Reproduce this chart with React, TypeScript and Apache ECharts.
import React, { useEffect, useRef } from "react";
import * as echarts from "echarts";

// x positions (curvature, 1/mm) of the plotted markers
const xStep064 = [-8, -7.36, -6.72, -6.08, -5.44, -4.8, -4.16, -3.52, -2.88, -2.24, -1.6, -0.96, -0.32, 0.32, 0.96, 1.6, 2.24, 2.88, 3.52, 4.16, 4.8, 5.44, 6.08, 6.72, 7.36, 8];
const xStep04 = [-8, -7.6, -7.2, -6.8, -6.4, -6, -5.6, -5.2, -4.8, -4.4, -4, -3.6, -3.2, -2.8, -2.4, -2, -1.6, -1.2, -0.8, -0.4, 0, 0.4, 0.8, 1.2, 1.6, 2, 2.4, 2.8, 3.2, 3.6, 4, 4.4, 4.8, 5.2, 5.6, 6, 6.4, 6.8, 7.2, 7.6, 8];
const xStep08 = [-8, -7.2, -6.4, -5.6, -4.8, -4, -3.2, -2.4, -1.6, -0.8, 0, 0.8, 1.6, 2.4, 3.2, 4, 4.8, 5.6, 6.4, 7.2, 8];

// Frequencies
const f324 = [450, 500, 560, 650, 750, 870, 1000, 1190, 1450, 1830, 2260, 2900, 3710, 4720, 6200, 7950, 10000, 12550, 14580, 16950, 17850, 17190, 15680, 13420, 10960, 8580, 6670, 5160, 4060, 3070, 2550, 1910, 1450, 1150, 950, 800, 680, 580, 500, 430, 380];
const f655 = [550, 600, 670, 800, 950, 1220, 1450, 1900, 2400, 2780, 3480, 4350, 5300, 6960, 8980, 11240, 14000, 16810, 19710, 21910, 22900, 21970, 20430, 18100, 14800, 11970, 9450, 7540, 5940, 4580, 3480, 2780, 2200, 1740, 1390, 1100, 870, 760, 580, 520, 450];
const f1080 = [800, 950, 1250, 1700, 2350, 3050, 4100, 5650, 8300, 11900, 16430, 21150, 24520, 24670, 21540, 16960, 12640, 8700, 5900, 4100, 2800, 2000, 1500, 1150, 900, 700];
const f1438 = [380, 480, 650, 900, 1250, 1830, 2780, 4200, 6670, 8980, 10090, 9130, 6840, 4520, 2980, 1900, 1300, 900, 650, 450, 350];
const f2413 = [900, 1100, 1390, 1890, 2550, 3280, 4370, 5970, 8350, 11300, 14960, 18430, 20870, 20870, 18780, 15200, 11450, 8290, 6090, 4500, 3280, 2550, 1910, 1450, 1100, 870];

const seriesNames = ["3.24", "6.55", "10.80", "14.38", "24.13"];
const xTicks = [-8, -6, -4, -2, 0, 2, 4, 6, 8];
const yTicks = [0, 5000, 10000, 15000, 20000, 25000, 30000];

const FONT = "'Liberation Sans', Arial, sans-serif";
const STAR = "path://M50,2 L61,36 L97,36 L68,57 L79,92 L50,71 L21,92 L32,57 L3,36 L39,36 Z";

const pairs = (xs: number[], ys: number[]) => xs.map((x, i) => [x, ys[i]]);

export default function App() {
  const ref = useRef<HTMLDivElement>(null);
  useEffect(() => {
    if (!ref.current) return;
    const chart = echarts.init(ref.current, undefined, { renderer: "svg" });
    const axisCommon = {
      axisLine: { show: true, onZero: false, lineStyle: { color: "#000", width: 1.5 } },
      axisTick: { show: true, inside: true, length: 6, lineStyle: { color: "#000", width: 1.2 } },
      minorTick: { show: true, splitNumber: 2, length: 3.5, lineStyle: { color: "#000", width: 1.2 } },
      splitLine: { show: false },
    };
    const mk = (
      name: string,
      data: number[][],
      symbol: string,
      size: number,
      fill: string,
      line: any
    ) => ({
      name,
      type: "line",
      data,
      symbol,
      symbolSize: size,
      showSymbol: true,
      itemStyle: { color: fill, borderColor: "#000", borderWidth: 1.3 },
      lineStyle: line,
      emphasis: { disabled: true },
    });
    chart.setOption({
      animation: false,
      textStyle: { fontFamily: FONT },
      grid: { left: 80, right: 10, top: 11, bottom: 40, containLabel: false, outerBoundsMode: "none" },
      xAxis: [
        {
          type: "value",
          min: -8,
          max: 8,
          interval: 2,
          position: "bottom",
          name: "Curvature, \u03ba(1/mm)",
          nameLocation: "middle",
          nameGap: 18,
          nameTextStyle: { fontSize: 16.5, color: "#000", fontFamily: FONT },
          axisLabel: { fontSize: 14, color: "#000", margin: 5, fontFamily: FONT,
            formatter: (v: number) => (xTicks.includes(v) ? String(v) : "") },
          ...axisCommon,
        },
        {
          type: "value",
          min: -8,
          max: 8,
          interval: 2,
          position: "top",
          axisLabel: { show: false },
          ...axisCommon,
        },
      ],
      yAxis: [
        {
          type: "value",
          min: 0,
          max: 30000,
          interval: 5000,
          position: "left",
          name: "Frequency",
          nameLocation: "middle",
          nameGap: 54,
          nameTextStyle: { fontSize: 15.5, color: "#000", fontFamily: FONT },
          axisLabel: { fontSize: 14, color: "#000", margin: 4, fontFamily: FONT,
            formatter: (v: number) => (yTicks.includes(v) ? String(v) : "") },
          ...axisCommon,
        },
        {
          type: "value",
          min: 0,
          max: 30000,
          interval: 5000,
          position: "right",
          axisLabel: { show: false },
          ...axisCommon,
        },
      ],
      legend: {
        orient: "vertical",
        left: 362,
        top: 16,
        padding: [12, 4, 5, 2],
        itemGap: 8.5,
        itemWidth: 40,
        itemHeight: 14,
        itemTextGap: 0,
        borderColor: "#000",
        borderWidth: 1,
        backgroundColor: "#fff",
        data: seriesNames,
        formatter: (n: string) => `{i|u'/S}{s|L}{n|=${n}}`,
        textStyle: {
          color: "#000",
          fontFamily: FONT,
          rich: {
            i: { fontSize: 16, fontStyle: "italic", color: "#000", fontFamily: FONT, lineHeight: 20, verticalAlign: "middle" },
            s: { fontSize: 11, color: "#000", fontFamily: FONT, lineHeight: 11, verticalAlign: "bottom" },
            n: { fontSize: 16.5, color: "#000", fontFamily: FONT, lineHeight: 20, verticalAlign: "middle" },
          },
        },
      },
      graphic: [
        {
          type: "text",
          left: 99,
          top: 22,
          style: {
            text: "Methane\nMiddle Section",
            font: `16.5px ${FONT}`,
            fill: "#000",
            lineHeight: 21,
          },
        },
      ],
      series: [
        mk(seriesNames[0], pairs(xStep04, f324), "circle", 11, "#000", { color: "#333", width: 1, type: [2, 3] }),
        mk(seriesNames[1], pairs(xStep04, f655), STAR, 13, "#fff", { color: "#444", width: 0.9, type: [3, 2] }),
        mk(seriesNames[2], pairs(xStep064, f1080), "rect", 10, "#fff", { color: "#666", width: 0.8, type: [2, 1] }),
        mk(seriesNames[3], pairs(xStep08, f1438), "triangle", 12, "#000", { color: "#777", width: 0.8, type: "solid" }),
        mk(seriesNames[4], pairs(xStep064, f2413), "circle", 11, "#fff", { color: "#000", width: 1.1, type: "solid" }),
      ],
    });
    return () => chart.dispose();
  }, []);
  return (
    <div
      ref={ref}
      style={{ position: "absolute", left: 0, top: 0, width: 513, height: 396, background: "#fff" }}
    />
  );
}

● ● ● ● ● ● ●

Look at the material above and copy, word for word, its lines from the first through the one containing "import * as".

Reproduce this chart with React, TypeScript and Apache ECharts.
import React, { useEffect, useRef } from "react";
import * as echarts from "echarts";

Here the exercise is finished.